Sistem penggunaannya sama seperti pengelolaan limbah di setiap pabrik. Alat yang digunakan masih memakai Instalasi Pengelolaan Air Limbah (IPAL) yang telah dimiliki pabrik.
Air limbah awalnya ditampung di sebuah wadah di dalam IPAL. Limbah lalu dialirkan ke bak netrisasi. Air limbah kemudian dialirkan lagi ke bak biologi. Di situlah, urine sapi dimasukkan ke dalam air limbah yang ditampung.
"Outputnya ya sama seperti menggunakan kimia, airnya jadi netral. Cuma yang membedakan, kalau pakai kimia, dia ada serat B3 (Bahan beracun berbahaya), nah B3 itu perlu biaya lagi untuk membuangnya. Kalau pakai urine sapi, dia tidak mengeluarkan serat B3 yang harus dibuang," katanya.
Uniknya, sistem pengetesan apabila air yang keluar memenuhi baku mutu dengan disebar sejumlah ikan di dalam wadah. Sejumlah ikan seperti mujaer hingga ikan mas disimpan di sebuah kolam output dari pengelolaan limbah.
"Kalau ikan ada yang mati, berarti sistem pengelohannya bermasalah. Tapi kalau tidak, berarti memenuhi atau sesuai," katanya.
Untuk menggunakan sistem mikrobiologi dalam pengelohan limbah, sambung Joko, perusahaan hanya perlu menyediakan biaya Rp 90 juta perbulannya. Biaya tersebut meliputi urine sapi, tenaga ahli, perbaikan, kelistrikan mesin termasuk peralatan dan analisa.
Sistem pengelolaan menggunakan mikrobiologi diuji coba pada pabrik tekstil PT Putra Mulya Terang Indah (PMTI) yang berada di Majalaya, Kabupaten Bandung. Selama dua minggu diuji coba, perusahaan mengklaim sistem tersebut mampu memangkas biaya pengelohan limbah.
"Baru dua minggu di uji coba yang pasti cost menurun.
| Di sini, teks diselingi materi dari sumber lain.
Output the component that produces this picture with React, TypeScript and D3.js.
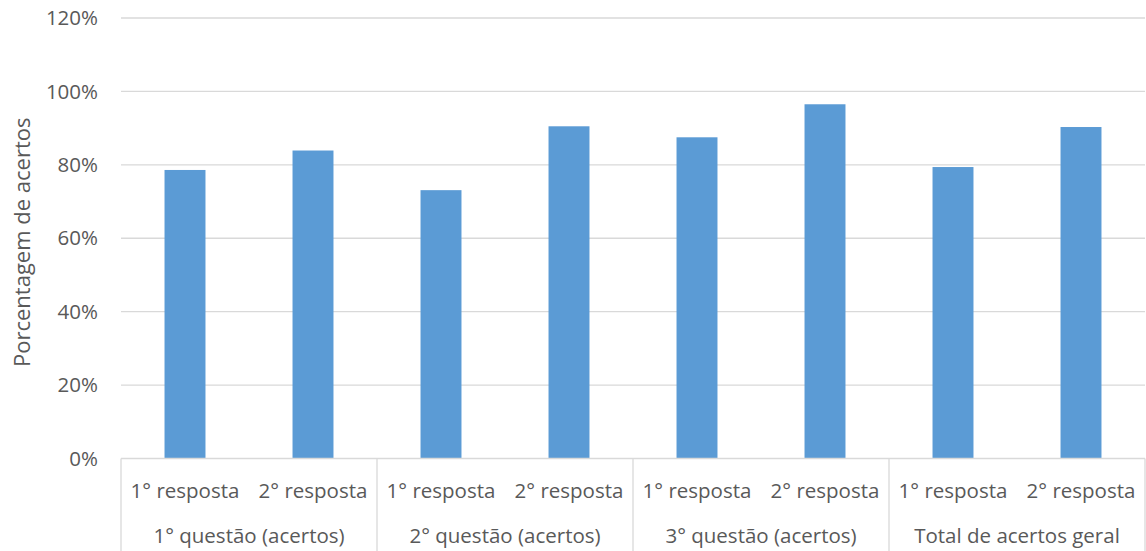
import React from "react";
import * as d3 from "d3";

// Percent of correct answers, grouped by question and by attempt
const groups = [
  "1° questão (acertos)",
  "2° questão (acertos)",
  "3° questão (acertos)",
  "Total de acertos geral",
];
const attempts = ["1° resposta", "2° resposta"];
const values = [
  [78.6, 83.9],
  [73.1, 90.5],
  [87.5, 96.5],
  [79.4, 90.3],
];
const yTicks = [0, 20, 40, 60, 80, 100, 120];

const W = 1146;
const H = 551;
const margin = { left: 121, right: 1, top: 18, bottom: 92.5 };
const FONT = "'Open Sans', 'Noto Sans', sans-serif";
const TEXT = "#595959";
const GRID = "#D9D9D9";
const BAR = "#5B9BD5";

export default function App() {
  const x0 = d3
    .scaleBand<string>()
    .domain(groups)
    .range([margin.left, W - margin.right])
    .paddingInner(0)
    .paddingOuter(0);
  const x1 = d3
    .scaleBand<string>()
    .domain(attempts)
    .range([0, x0.bandwidth()])
    .paddingInner(0.68)
    .paddingOuter(0.34);
  const xCenter = d3
    .scaleBand<string>()
    .domain(attempts)
    .range([0, x0.bandwidth()]);
  const y = d3
    .scaleLinear()
    .domain([0, 120])
    .range([H - margin.bottom, margin.top]);

  const y0 = y(0);
  const fmt = (v: number) => `${v}%`;

  return (
    <svg
      width={W}
      height={H}
      style={{ position: "absolute", left: 0, top: 0, background: "#fff" }}
      fontFamily={FONT}
    >
      {/* horizontal gridlines and tick labels */}
      {yTicks.map((t) => (
        <g key={t}>
          {t > 0 && (
            <line
              x1={margin.left}
              x2={W - margin.right}
              y1={y(t)}
              y2={y(t)}
              stroke={GRID}
              strokeWidth={1.3}
            />
          )}
          <text
            x={98}
            y={y(t)}
            dy="0.35em"
            textAnchor="end"
            fontSize={20.5}
            fill={TEXT}
          >
            {fmt(t)}
          </text>
        </g>
      ))}

      {/* bars */}
      {groups.map((g, gi) =>
        attempts.map((a, ai) => (
          <rect
            key={`${g}-${a}`}
            x={(x0(g) ?? 0) + (x1(a) ?? 0)}
            y={y(values[gi][ai])}
            width={x1.bandwidth()}
            height={y0 - y(values[gi][ai])}
            fill={BAR}
          />
        ))
      )}

      {/* category axis: baseline, group separators and two label rows */}
      <line
        x1={margin.left}
        x2={W - margin.right}
        y1={y0}
        y2={y0}
        stroke={GRID}
        strokeWidth={1.3}
      />
      {[...groups.map((g) => x0(g) ?? 0), W - margin.right].map((xx, i) => (
        <line
          key={i}
          x1={xx}
          x2={xx}
          y1={y0}
          y2={H}
          stroke={GRID}
          strokeWidth={1.3}
        />
      ))}
      {groups.map((g) => (
        <g key={g}>
          {attempts.map((a) => (
            <text
              key={a}
              x={(x0(g) ?? 0) + (xCenter(a) ?? 0) + xCenter.bandwidth() / 2}
              y={491}
              dy="0.35em"
              textAnchor="middle"
              fontSize={20.5}
              fill={TEXT}
            >
              {a}
            </text>
          ))}
          <text
            x={(x0(g) ?? 0) + x0.bandwidth() / 2}
            y={536}
            dy="0.35em"
            textAnchor="middle"
            fontSize={20.5}
            fill={TEXT}
          >
            {g}
          </text>
        </g>
      ))}

      {/* y axis title */}
      <text
        transform={`translate(22, ${(margin.top + y0) / 2 + 4}) rotate(-90)`}
        dy="0.35em"
        textAnchor="middle"
        fontSize={22}
        fill={TEXT}
      >
        Porcentagem de acertos
      </text>
    </svg>
  );
}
Intinya yang awalnya kita ada biaya untuk beli kimia, dengan ini tidak perlu lagi," kata manajer engineering PT PMTI Majalaya, Asep Suhardi di tempat yang sama.
Selain mengurangi ongkos pengelohan limbah, sambung Asep, penggunaan sistem mikrobiologi ini juga ramah lingkungan. "Buangannya enggak ada unsur kimia apapun," tandasnya.